Corresponding plot of data

Buffet_survey %>% 
  ggplot(data = ., aes(StationName,Consumption, fill = factor(Day))) + 
  geom_violin()

Buffet_survey %>% 
  ggplot(data = ., aes(StationName,Consumption, fill = factor(Day))) + 
  geom_boxplot() +
  geom_jitter()

Corresponding plots of the results

ggplot(data= tb2, aes(factor(StationName):factor(Day),mean, 
                      color = factor(Day), ymin = mean-sd, ymax = mean + sd)) +
  geom_point() + 
  geom_errorbar(width = 0.3)+
  theme(axis.text.x = element_text(angle = 45,hjust = 1)) + 
  ylab('mean+/- 1*sd')

6.1.1.1 In relation to protein considerations

Try to make these descriptive analysis and plots taking into account whether the participants considered protein content, and why they did.

Here is some inspiration.

Buffet_survey %>% 
  ggplot(data = ., 
         aes(`Did you consider the protein content of the dish(es) you chose?`,
             Consumption)) + 
  geom_boxplot() + 
  geom_jitter() + 
  facet_wrap(~StationName)

6.2 Scatter plots

Lets plot the consumption as a function of the answers to the liking-scale questions of the survey, and split it into day and type of vegetable. If you think about it, it is pretty many plots, but the ggplot2 functionality facet_wrap() on a long format data frame does it in few lines:

Surveylong_buffet %>% 
  filter(!is.na(StationName )) %>% 
  mutate(question2 = question %>% substr(1,34)) %>% # The label is to long, so lets just represent the first 30 letters.
  ggplot(data = .,  aes(answnum,Consumption, color = factor(Day))) +
  geom_point() + 
  stat_smooth(se = F, method = lm) + 
  stat_cor() +
  facet_grid(question2 ~ StationName) + 
  theme_bw() + theme(legend.position = 'bottom')

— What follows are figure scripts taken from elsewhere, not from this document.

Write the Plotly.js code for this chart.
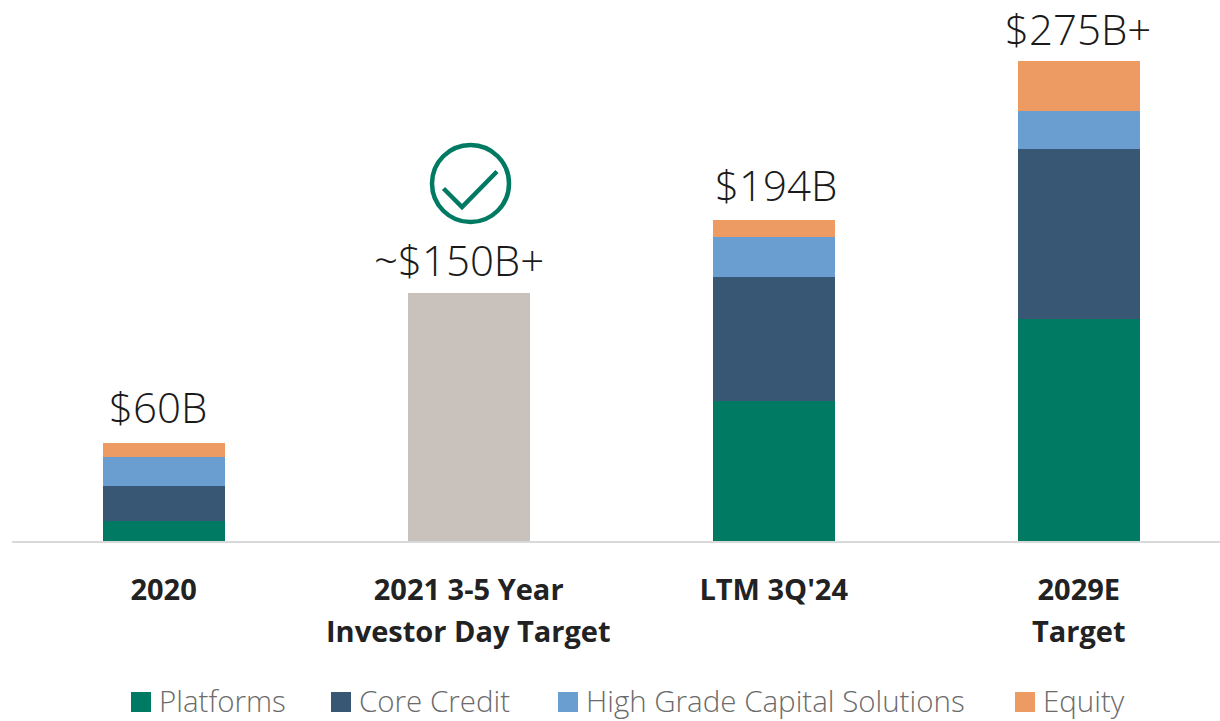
<!DOCTYPE html>
<html><head><meta charset="utf-8">
<script src="https://cdn.plot.ly/plotly-3.0.1.min.js"></script>
<style>html,body{margin:0;padding:0;background:#fff}</style></head>
<body><div id="chart" style="width:1220px;height:721px"></div>
<script>
const categories = ['2020', '2021 3-5 Year', "LTM 3Q'24", '2029E'];
const categoriesLine2 = ['', 'Investor Day Target', '', 'Target'];
const platforms = [11.7, 0, 80.2, 127.2];
const coreCredit = [20, 0, 71, 97.4];
const highGrade = [16.6, 0, 23, 21.8];
const equity = [8, 0, 9.7, 28.7];
const target = [0, 142.1, 0, 0];
const totals = [56.3, 142.1, 183.9, 275];
const totalLabels = ['$60B', '~$150B+', '$194B', '$275B+'];
const labelShiftX = [-6, -10, 2, -1];
const labelShiftY = [6, 3, 5, 2];
const legendNames = ['Platforms', 'Core Credit', 'High Grade Capital Solutions', 'Equity'];
const colors = ['#007A62', '#375775', '#6A9DD0', '#EE9B63'];
const targetColor = '#C9C1BB';

const W = 1220, H = 721, L = 12, B = 180;
const px = x => (x - L) / (W - L);
const py = y => (H - B - y) / (H - B);
const idx = [0, 1, 2, 3];
const seriesVals = [platforms, coreCredit, highGrade, equity];

const traces = seriesVals.map((v, i) => ({
  type: 'bar', name: legendNames[i], x: idx, y: v,
  marker: {color: colors[i], line: {width: 0}}, showlegend: false, hoverinfo: 'y+name'
}));
traces.push({type: 'bar', name: 'Target', x: idx, y: target,
  marker: {color: targetColor, line: {width: 0}}, showlegend: false, hoverinfo: 'y'});

const labelFont = {family: '"Open Sans", sans-serif', size: 42, color: '#1A1A1A', weight: 300};
const annotations = totals.map((t, i) => ({
  x: i, y: t, xref: 'x', yref: 'y', text: totalLabels[i], showarrow: false,
  xanchor: 'center', yanchor: 'bottom', xshift: labelShiftX[i], yshift: labelShiftY[i], font: labelFont
}));

const tickFont = {family: '"Open Sans", sans-serif', size: 29, color: '#222222', weight: 700};
categoriesLine2.forEach((t, i) => {
  if (t) annotations.push({x: i, xref: 'x', y: py(631), yref: 'paper', text: t, showarrow: false,
    xanchor: 'center', yanchor: 'middle', font: tickFont});
});

const legendX = [131, 331, 558, 1015];
const legendFont = {family: '"Open Sans", sans-serif', size: 29.5, color: '#6B6B6B', weight: 300};
const shapes = [];
legendNames.forEach((n, i) => {
  shapes.push({type: 'rect', xref: 'paper', yref: 'paper', x0: px(legendX[i]), x1: px(legendX[i] + 20),
    y0: py(712), y1: py(692), fillcolor: colors[i], line: {width: 0}});
  annotations.push({xref: 'paper', yref: 'paper', x: px(legendX[i] + 26), y: py(700.5), text: n,
    showarrow: false, xanchor: 'left', yanchor: 'middle', font: legendFont});
});
shapes.push({type: 'circle', xref: 'paper', yref: 'paper', x0: px(432), x1: px(509), y0: py(222), y1: py(145),
  line: {color: '#007A62', width: 4.5}, fillcolor: 'rgba(0,0,0,0)'});
shapes.push({type: 'path', xref: 'paper', yref: 'paper',
  path: `M${px(443.5)},${py(188.5)} L${px(462)},${py(207)} L${px(497)},${py(171.5)}`,
  line: {color: '#007A62', width: 4.5}, fillcolor: 'rgba(0,0,0,0)'});

const layout = {
  width: W, height: H, autosize: false, showlegend: false, barmode: 'stack', bargap: 0.6,
  margin: {l: L, r: 0, t: 0, b: B, pad: 0},
  paper_bgcolor: '#fff', plot_bgcolor: '#fff',
  xaxis: {range: [-0.497, 3.463], tickmode: 'array', tickvals: idx, ticktext: categories,
    showline: true, linecolor: '#D9D9D9', linewidth: 2, showgrid: false, zeroline: false,
    ticks: 'outside', ticklen: 22, tickcolor: 'rgba(0,0,0,0)', tickangle: 0,
    tickfont: tickFont},
  yaxis: {range: [0, 310], visible: false, fixedrange: true},
  annotations, shapes
};
Plotly.newPlot('chart', traces, layout, {displayModeBar: false});
</script></body></html>
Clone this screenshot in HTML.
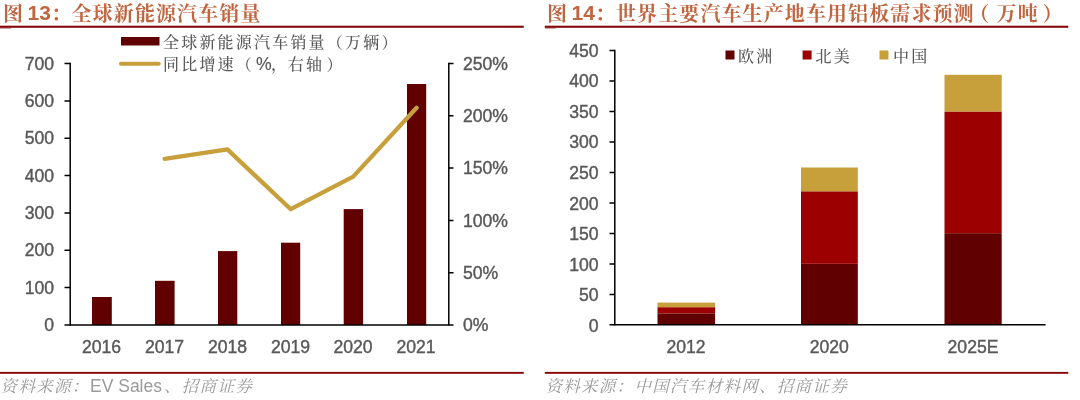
<!DOCTYPE html>
<html lang="zh-CN">
<head>
<meta charset="utf-8">
<title>图 13 / 图 14</title>
<style>
html,body{margin:0;padding:0;background:#fff;}
body{width:1080px;height:400px;overflow:hidden;position:relative;}
svg{position:absolute;left:0;top:0;display:block;}
text{font-family:"Liberation Sans","Noto Serif CJK SC",sans-serif;}
.ttl{font-size:20px;font-weight:bold;fill:#c0653f;letter-spacing:1.1px;}
.ttln{font-size:21px;font-weight:bold;fill:#c0653f;font-family:"Liberation Sans",sans-serif;}
.ax{font-size:17.6px;fill:#585858;stroke:#585858;stroke-width:0.4px;font-family:"Liberation Sans",sans-serif;}
.lg{font-size:16px;fill:#595959;letter-spacing:2.2px;font-weight:500;}
.src{font-size:16.5px;fill:#9a9a9a;letter-spacing:1.3px;}
.srcl{font-size:17.5px;fill:#9a9a9a;font-family:"Liberation Sans",sans-serif;}
</style>
</head>
<body>
<svg width="1080" height="400" viewBox="0 0 1080 400">
<rect x="0" y="0" width="1080" height="400" fill="#ffffff"/>

<!-- ===== left figure ===== -->
<text class="ttl" x="3" y="21">图</text>
<text class="ttln" x="27.5" y="20.3">13</text>
<text class="ttl" x="51" y="21">：</text>
<text class="ttl" x="71.6" y="21">全球新能源汽车销量</text>
<rect x="0" y="25.7" width="523.7" height="2.1" fill="#840808"/>
<rect x="0" y="27.6" width="11" height="0.9" fill="#840808" opacity="0.75"/>

<!-- legend -->
<rect x="121" y="37" width="38.5" height="8.5" fill="#600000"/>
<text class="lg" x="163" y="47.5">全球新能源汽车销量（万辆）</text>
<line x1="121" y1="63.8" x2="158.8" y2="63.8" stroke="#c7a03c" stroke-width="4" stroke-linecap="round"/>
<text class="lg" x="163" y="69.5">同比增速（</text><text class="ax" x="256" y="69.5" style="stroke-width:0.15px">%</text><text class="lg" x="271" y="69.5">，</text><text class="lg" x="287.8" y="69.5">右轴</text><text class="lg" x="326.6" y="69.5">）</text>

<!-- bars -->
<g fill="#600000">
<rect x="92" y="297" width="19.8" height="28"/>
<rect x="155" y="280.8" width="19.6" height="44.2"/>
<rect x="218" y="251.1" width="19.3" height="73.9"/>
<rect x="281" y="242.7" width="19.2" height="82.3"/>
<rect x="343.7" y="209.1" width="19.4" height="115.9"/>
<rect x="407" y="84" width="19.2" height="241"/>
</g>
<!-- line -->
<polyline points="164.7,158.8 227.4,149.4 290.7,209.2 353.2,176.6 416.6,107.8" fill="none" stroke="#c7a03c" stroke-width="4.3" stroke-linecap="round" stroke-linejoin="round"/>

<!-- axes -->
<g stroke="#000" stroke-width="1.5" fill="none">
<path d="M70.2,62.8V325.6"/>
<path d="M64.5,325H448.8"/>
<path d="M448.8,62.8V325.6"/>
<path d="M64.5,63.5H70.2M64.5,100.9H70.2M64.5,138.2H70.2M64.5,175.6H70.2M64.5,212.9H70.2M64.5,250.3H70.2M64.5,287.6H70.2"/>
<path d="M448.8,63.5H453.5M448.8,115.8H453.5M448.8,168.1H453.5M448.8,220.4H453.5M448.8,272.7H453.5M448.8,325H453.5"/>
</g>
<g class="ax" text-anchor="end">
<text x="54" y="69.6">700</text>
<text x="54" y="107">600</text>
<text x="54" y="144.3">500</text>
<text x="54" y="181.7">400</text>
<text x="54" y="219">300</text>
<text x="54" y="256.4">200</text>
<text x="54" y="293.7">100</text>
<text x="54" y="331.1">0</text>
</g>
<g class="ax">
<text x="463" y="69.6">250%</text>
<text x="463" y="121.9">200%</text>
<text x="463" y="174.2">150%</text>
<text x="463" y="226.5">100%</text>
<text x="463" y="278.8">50%</text>
<text x="463" y="331.1">0%</text>
</g>
<g class="ax" text-anchor="middle">
<text x="101.6" y="353">2016</text>
<text x="164.6" y="353">2017</text>
<text x="227.6" y="353">2018</text>
<text x="290.6" y="353">2019</text>
<text x="353" y="353">2020</text>
<text x="416" y="353">2021</text>
</g>

<rect x="0" y="371.9" width="523.7" height="1.9" fill="#840808"/>
<text class="src" x="0.6" y="392" font-style="italic">资料来源：</text>
<text class="srcl" x="90" y="392">EV Sales</text>
<text class="src" x="164" y="392" font-style="italic">、招商证券</text>

<!-- ===== right figure ===== -->
<text class="ttl" x="547" y="21">图</text>
<text class="ttln" x="571.5" y="20.3">14</text>
<text class="ttl" x="595" y="21">：</text>
<text class="ttl" x="616" y="21">世界主要汽车生产地车用铝板需求预测</text><text class="ttl" x="969.3" y="21">（</text><text class="ttl" x="996.6" y="21">万吨</text><text class="ttl" x="1042.5" y="21">）</text>
<rect x="544.8" y="25.7" width="523.5" height="2.1" fill="#840808"/>
<rect x="544.8" y="27.6" width="11" height="0.9" fill="#840808" opacity="0.75"/>

<!-- legend -->
<rect x="725.5" y="50.5" width="9" height="9" fill="#600000"/>
<text class="lg" x="738" y="61.5">欧洲</text>
<rect x="802.6" y="50.5" width="9" height="9" fill="#9c0000"/>
<text class="lg" x="815.5" y="61.5">北美</text>
<rect x="879.5" y="50.5" width="9" height="9" fill="#c7a03c"/>
<text class="lg" x="893" y="61.5">中国</text>

<!-- bars -->
<g>
<rect x="657.5" y="313.4" width="57.6" height="11.6" fill="#600000"/>
<rect x="657.5" y="307.2" width="57.6" height="6.2" fill="#9c0000"/>
<rect x="657.5" y="302.6" width="57.6" height="4.6" fill="#c7a03c"/>

<rect x="801" y="263.8" width="56.8" height="61.2" fill="#600000"/>
<rect x="801" y="191.3" width="56.8" height="72.5" fill="#9c0000"/>
<rect x="801" y="167.5" width="56.8" height="23.8" fill="#c7a03c"/>

<rect x="944.5" y="233.2" width="57.2" height="91.8" fill="#600000"/>
<rect x="944.5" y="111.5" width="57.2" height="121.7" fill="#9c0000"/>
<rect x="944.5" y="74.8" width="57.2" height="36.7" fill="#c7a03c"/>
</g>

<g stroke="#000" stroke-width="1.5" fill="none">
<path d="M614.8,49.7V325.5"/>
<path d="M609.5,324.8H1045.6"/>
<path d="M609.5,50.4H615M609.5,80.9H615M609.5,111.4H615M609.5,141.9H615M609.5,172.4H615M609.5,202.9H615M609.5,233.4H615M609.5,263.9H615M609.5,294.4H615"/>
</g>
<g class="ax" text-anchor="end">
<text x="598.5" y="56.7">450</text>
<text x="598.5" y="87.3">400</text>
<text x="598.5" y="117.8">350</text>
<text x="598.5" y="148.4">300</text>
<text x="598.5" y="178.9">250</text>
<text x="598.5" y="209.5">200</text>
<text x="598.5" y="240.0">150</text>
<text x="598.5" y="270.6">100</text>
<text x="598.5" y="301.1">50</text>
<text x="598.5" y="331.7">0</text>
</g>
<g class="ax" text-anchor="middle">
<text x="686" y="353">2012</text>
<text x="829.3" y="353">2020</text>
<text x="973" y="353">2025E</text>
</g>

<rect x="544.8" y="371.9" width="523.5" height="1.9" fill="#840808"/>
<text class="src" x="545.4" y="392" font-style="italic">资料来源：中国汽车材料网、招商证券</text>
</svg>
</body>
</html>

## `geom_smooth()` using formula 'y ~ x'

kable(Surveyscales, caption = 'Just a table to have what the 7point likert scale numbers mean')

Table 6.3: Just a table to have what the 7point likert scale numbers mean
answ	number
A. Strongly disagree	1
B. Disagree	2
C. More or less disagree	3
D. Neither agree nor disagree	4
E. More or less agree	5
F. Agree	6
G. Strongly agree	7

Get this stuff to work, and try to interpret what you see: which factors seems important for the portion size ( Consumption )?

The summary-stats in the scatter plots above: What is this? How is it interpreted?

test4